• RECORDED DATA:
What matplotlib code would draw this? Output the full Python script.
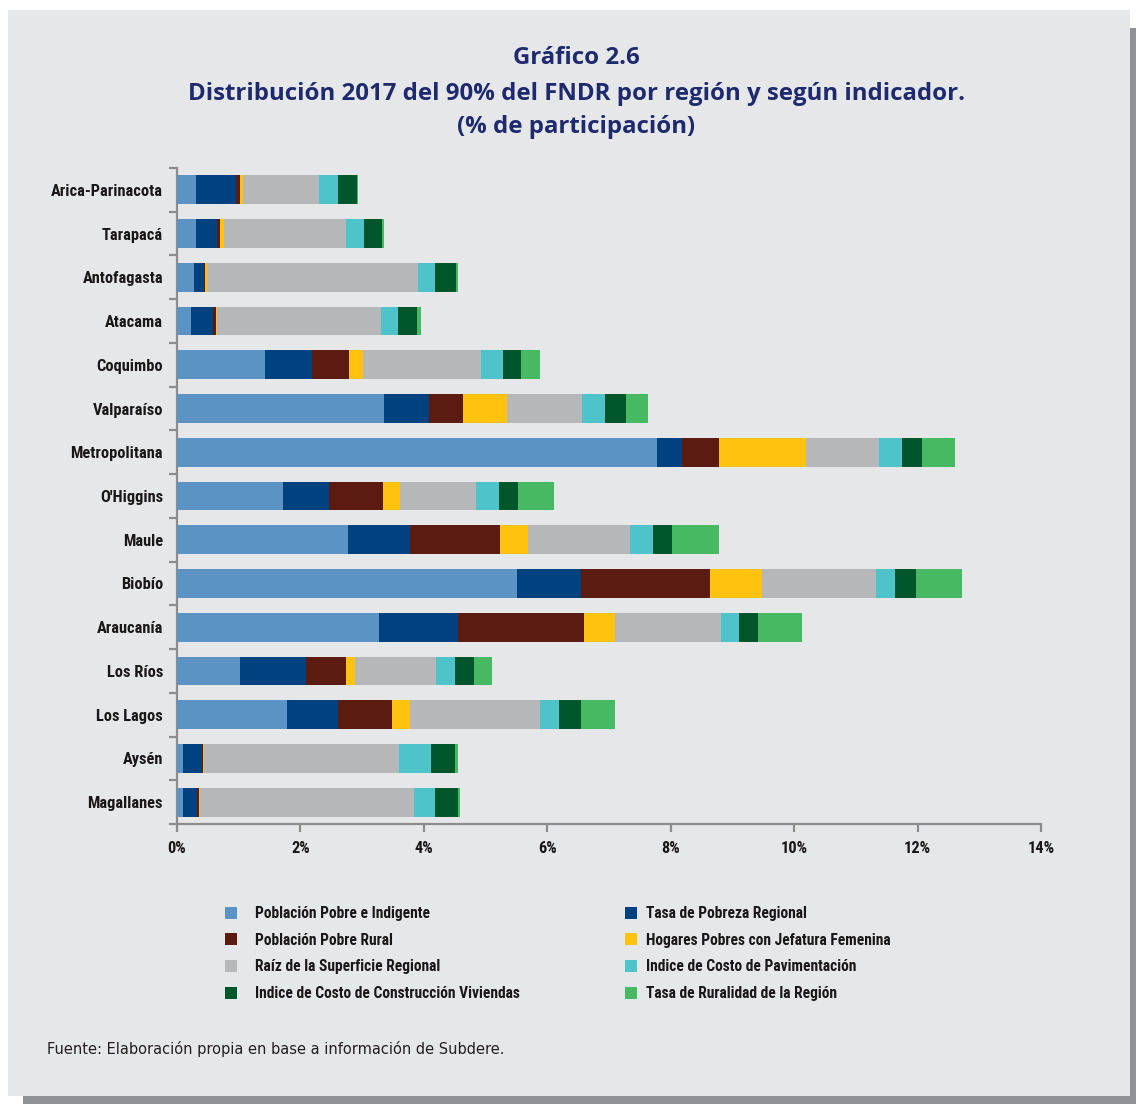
import matplotlib
matplotlib.use("Agg")
import matplotlib.pyplot as plt
from matplotlib.patches import Rectangle, Patch
import numpy as np

regions = ["Arica-Parinacota", "Tarapacá", "Antofagasta", "Atacama", "Coquimbo",
           "Valparaíso", "Metropolitana", "O'Higgins", "Maule", "Biobío",
           "Araucanía", "Los Ríos", "Los Lagos", "Aysén", "Magallanes"]

series_names = ["Población Pobre e Indigente", "Tasa de Pobreza Regional",
                "Población Pobre Rural", "Hogares Pobres con Jefatura Femenina",
                "Raíz de la Superficie Regional", "Indice de Costo de Pavimentación",
                "Indice de Costo de Construcción Viviendas", "Tasa de Ruralidad de la Región"]

pobre_indigente = [0.30, 0.30, 0.28, 0.22, 1.43, 3.35, 7.78, 1.72, 2.77, 5.51, 3.27, 1.02, 1.79, 0.09, 0.09]
tasa_pobreza    = [0.65, 0.35, 0.15, 0.36, 0.76, 0.73, 0.41, 0.74, 1.00, 1.04, 1.28, 1.07, 0.82, 0.31, 0.24]
pobre_rural     = [0.065, 0.054, 0.02, 0.044, 0.60, 0.55, 0.60, 0.87, 1.46, 2.08, 2.05, 0.65, 0.88, 0.02, 0.02]
hogares_jef_fem = [0.054, 0.06, 0.044, 0.032, 0.22, 0.72, 1.40, 0.29, 0.46, 0.85, 0.50, 0.14, 0.28, 0.02, 0.016]
raiz_superficie = [1.24, 1.98, 3.41, 2.65, 1.92, 1.21, 1.18, 1.23, 1.65, 1.85, 1.71, 1.32, 2.12, 3.15, 3.48]
costo_paviment  = [0.30, 0.28, 0.27, 0.27, 0.36, 0.38, 0.38, 0.36, 0.38, 0.30, 0.30, 0.30, 0.30, 0.52, 0.33]
costo_construc  = [0.30, 0.30, 0.345, 0.32, 0.29, 0.33, 0.32, 0.32, 0.30, 0.35, 0.30, 0.32, 0.35, 0.39, 0.38]
tasa_ruralidad  = [0.03, 0.023, 0.037, 0.06, 0.31, 0.36, 0.53, 0.58, 0.77, 0.74, 0.71, 0.28, 0.55, 0.05, 0.03]

xticks = [0, 2, 4, 6, 8, 10, 12, 14]
xtick_labels = ["0%", "2%", "4%", "6%", "8%", "10%", "12%", "14%"]

colors = ["#5B93C4", "#00427F", "#5C1B10", "#FFC20E",
          "#B6B7B8", "#4EC3CA", "#00562B", "#48B963"]

all_series = [pobre_indigente, tasa_pobreza, pobre_rural, hogares_jef_fem,
              raiz_superficie, costo_paviment, costo_construc, tasa_ruralidad]

W, H = 1136, 1104
fig = plt.figure(figsize=(W / 100, H / 100), dpi=100, facecolor="white")

def fx(px):
    return px / W

def fy(py):
    return 1 - py / H

# shadow and panel
fig.patches.append(Rectangle((fx(23), fy(1104)), fx(1136 - 23), (1104 - 28) / H,
                             transform=fig.transFigure, facecolor="#8F9194", edgecolor="none", zorder=-2))
fig.patches.append(Rectangle((fx(8), fy(1096)), fx(1130 - 8), (1096 - 10) / H,
                             transform=fig.transFigure, facecolor="#E6E7E8", edgecolor="none", zorder=-1))

cond = ["Roboto Condensed", "Lato", "DejaVu Sans"]
txt_color = "#1A1718"

ax = fig.add_axes([fx(177), fy(824), fx(1041 - 177), (824 - 168) / H])
ax.set_facecolor("none")
ax.set_zorder(2)

y = np.arange(len(regions))
left = np.zeros(len(regions))
handles = []
for name, vals, c in zip(series_names, all_series, colors):
    vals = np.array(vals)
    ax.barh(y, vals, left=left, height=0.66, color=c, edgecolor="none", label=name, zorder=3)
    left += vals
    handles.append(Patch(facecolor=c, edgecolor="none", label=name))

ax.set_ylim(len(regions) - 0.5, -0.5)
ax.set_xlim(0, 14)
ax.set_xticks(xticks)
ax.set_xticklabels(xtick_labels)
ax.set_yticks(y)
ax.set_yticklabels(regions)
ax.set_yticks(np.arange(-0.5, len(regions), 1), minor=True)

for s in ["top", "right"]:
    ax.spines[s].set_visible(False)
for s in ["left", "bottom"]:
    ax.spines[s].set_color("#8C8C8C")
    ax.spines[s].set_linewidth(1.6)

ax.tick_params(axis="y", which="major", length=0, pad=10)
ax.tick_params(axis="y", which="minor", length=6, width=1.6, color="#8C8C8C", direction="out")
ax.tick_params(axis="x", which="major", length=6, width=1.6, color="#8C8C8C", direction="out", pad=6)

for lab in ax.get_yticklabels() + ax.get_xticklabels():
    lab.set_family(cond)
    lab.set_fontsize(11.8)
    lab.set_fontweight("bold")
    lab.set_color(txt_color)

# title
title_color = "#1F2A6E"
title_lines = ["Gráfico 2.6",
               "Distribución 2017 del 90% del FNDR por región y según indicador.",
               "(% de participación)"]
for line, ypx in zip(title_lines, [58, 94, 127]):
    fig.text(fx(576), fy(ypx), line, ha="center", va="center", fontsize=17.3,
             fontweight="bold", color=title_color, family=["Open Sans", "DejaVu Sans"])

# legend in two columns (row-wise order)
leg_kw = dict(loc="upper left", frameon=False, borderpad=0, borderaxespad=0,
              handlelength=0.8, handleheight=0.8,
              labelspacing=0.75, prop={"family": cond, "size": 11.2, "weight": "bold"},
              labelcolor=txt_color)
leg1 = fig.legend(handles=handles[0::2], bbox_to_anchor=(fx(225), fy(906)),
                  handletextpad=1.1, **leg_kw)
leg2 = fig.legend(handles=handles[1::2], bbox_to_anchor=(fx(625), fy(906)),
                  handletextpad=0.55, **leg_kw)

fig.text(fx(47), fy(1049), "Fuente: Elaboración propia en base a información de Subdere.",
         ha="left", va="center", fontsize=10.5, color="#231F20", family="DejaVu Sans")

fig.savefig("out.png", dpi=100, facecolor="white")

• EXERCISE TASK:
Give back every line exactly as it stands, pictures excluded.

• THE OUTPUT:
What matplotlib code would draw this? Output the full Python script.
import matplotlib
matplotlib.use("Agg")
import matplotlib.pyplot as plt
from matplotlib.patches import Rectangle, Patch
import numpy as np

regions = ["Arica-Parinacota", "Tarapacá", "Antofagasta", "Atacama", "Coquimbo",
           "Valparaíso", "Metropolitana", "O'Higgins", "Maule", "Biobío",
           "Araucanía", "Los Ríos", "Los Lagos", "Aysén", "Magallanes"]

series_names = ["Población Pobre e Indigente", "Tasa de Pobreza Regional",
                "Población Pobre Rural", "Hogares Pobres con Jefatura Femenina",
                "Raíz de la Superficie Regional", "Indice de Costo de Pavimentación",
                "Indice de Costo de Construcción Viviendas", "Tasa de Ruralidad de la Región"]

pobre_indigente = [0.30, 0.30, 0.28, 0.22, 1.43, 3.35, 7.78, 1.72, 2.77, 5.51, 3.27, 1.02, 1.79, 0.09, 0.09]
tasa_pobreza    = [0.65, 0.35, 0.15, 0.36, 0.76, 0.73, 0.41, 0.74, 1.00, 1.04, 1.28, 1.07, 0.82, 0.31, 0.24]
pobre_rural     = [0.065, 0.054, 0.02, 0.044, 0.60, 0.55, 0.60, 0.87, 1.46, 2.08, 2.05, 0.65, 0.88, 0.02, 0.02]
hogares_jef_fem = [0.054, 0.06, 0.044, 0.032, 0.22, 0.72, 1.40, 0.29, 0.46, 0.85, 0.50, 0.14, 0.28, 0.02, 0.016]
raiz_superficie = [1.24, 1.98, 3.41, 2.65, 1.92, 1.21, 1.18, 1.23, 1.65, 1.85, 1.71, 1.32, 2.12, 3.15, 3.48]
costo_paviment  = [0.30, 0.28, 0.27, 0.27, 0.36, 0.38, 0.38, 0.36, 0.38, 0.30, 0.30, 0.30, 0.30, 0.52, 0.33]
costo_construc  = [0.30, 0.30, 0.345, 0.32, 0.29, 0.33, 0.32, 0.32, 0.30, 0.35, 0.30, 0.32, 0.35, 0.39, 0.38]
tasa_ruralidad  = [0.03, 0.023, 0.037, 0.06, 0.31, 0.36, 0.53, 0.58, 0.77, 0.74, 0.71, 0.28, 0.55, 0.05, 0.03]

xticks = [0, 2, 4, 6, 8, 10, 12, 14]
xtick_labels = ["0%", "2%", "4%", "6%", "8%", "10%", "12%", "14%"]

colors = ["#5B93C4", "#00427F", "#5C1B10", "#FFC20E",
          "#B6B7B8", "#4EC3CA", "#00562B", "#48B963"]

all_series = [pobre_indigente, tasa_pobreza, pobre_rural, hogares_jef_fem,
              raiz_superficie, costo_paviment, costo_construc, tasa_ruralidad]

W, H = 1136, 1104
fig = plt.figure(figsize=(W / 100, H / 100), dpi=100, facecolor="white")

def fx(px):
    return px / W

def fy(py):
    return 1 - py / H

# shadow and panel
fig.patches.append(Rectangle((fx(23), fy(1104)), fx(1136 - 23), (1104 - 28) / H,
                             transform=fig.transFigure, facecolor="#8F9194", edgecolor="none", zorder=-2))
fig.patches.append(Rectangle((fx(8), fy(1096)), fx(1130 - 8), (1096 - 10) / H,
                             transform=fig.transFigure, facecolor="#E6E7E8", edgecolor="none", zorder=-1))

cond = ["Roboto Condensed", "Lato", "DejaVu Sans"]
txt_color = "#1A1718"

ax = fig.add_axes([fx(177), fy(824), fx(1041 - 177), (824 - 168) / H])
ax.set_facecolor("none")
ax.set_zorder(2)

y = np.arange(len(regions))
left = np.zeros(len(regions))
handles = []
for name, vals, c in zip(series_names, all_series, colors):
    vals = np.array(vals)
    ax.barh(y, vals, left=left, height=0.66, color=c, edgecolor="none", label=name, zorder=3)
    left += vals
    handles.append(Patch(facecolor=c, edgecolor="none", label=name))

ax.set_ylim(len(regions) - 0.5, -0.5)
ax.set_xlim(0, 14)
ax.set_xticks(xticks)
ax.set_xticklabels(xtick_labels)
ax.set_yticks(y)
ax.set_yticklabels(regions)
ax.set_yticks(np.arange(-0.5, len(regions), 1), minor=True)

for s in ["top", "right"]:
    ax.spines[s].set_visible(False)
for s in ["left", "bottom"]:
    ax.spines[s].set_color("#8C8C8C")
    ax.spines[s].set_linewidth(1.6)

ax.tick_params(axis="y", which="major", length=0, pad=10)
ax.tick_params(axis="y", which="minor", length=6, width=1.6, color="#8C8C8C", direction="out")
ax.tick_params(axis="x", which="major", length=6, width=1.6, color="#8C8C8C", direction="out", pad=6)

for lab in ax.get_yticklabels() + ax.get_xticklabels():
    lab.set_family(cond)
    lab.set_fontsize(11.8)
    lab.set_fontweight("bold")
    lab.set_color(txt_color)

# title
title_color = "#1F2A6E"
title_lines = ["Gráfico 2.6",
               "Distribución 2017 del 90% del FNDR por región y según indicador.",
               "(% de participación)"]
for line, ypx in zip(title_lines, [58, 94, 127]):
    fig.text(fx(576), fy(ypx), line, ha="center", va="center", fontsize=17.3,
             fontweight="bold", color=title_color, family=["Open Sans", "DejaVu Sans"])

# legend in two columns (row-wise order)
leg_kw = dict(loc="upper left", frameon=False, borderpad=0, borderaxespad=0,
              handlelength=0.8, handleheight=0.8,
              labelspacing=0.75, prop={"family": cond, "size": 11.2, "weight": "bold"},
              labelcolor=txt_color)
leg1 = fig.legend(handles=handles[0::2], bbox_to_anchor=(fx(225), fy(906)),
                  handletextpad=1.1, **leg_kw)
leg2 = fig.legend(handles=handles[1::2], bbox_to_anchor=(fx(625), fy(906)),
                  handletextpad=0.55, **leg_kw)

fig.text(fx(47), fy(1049), "Fuente: Elaboración propia en base a información de Subdere.",
         ha="left", va="center", fontsize=10.5, color="#231F20", family="DejaVu Sans")

fig.savefig("out.png", dpi=100, facecolor="white")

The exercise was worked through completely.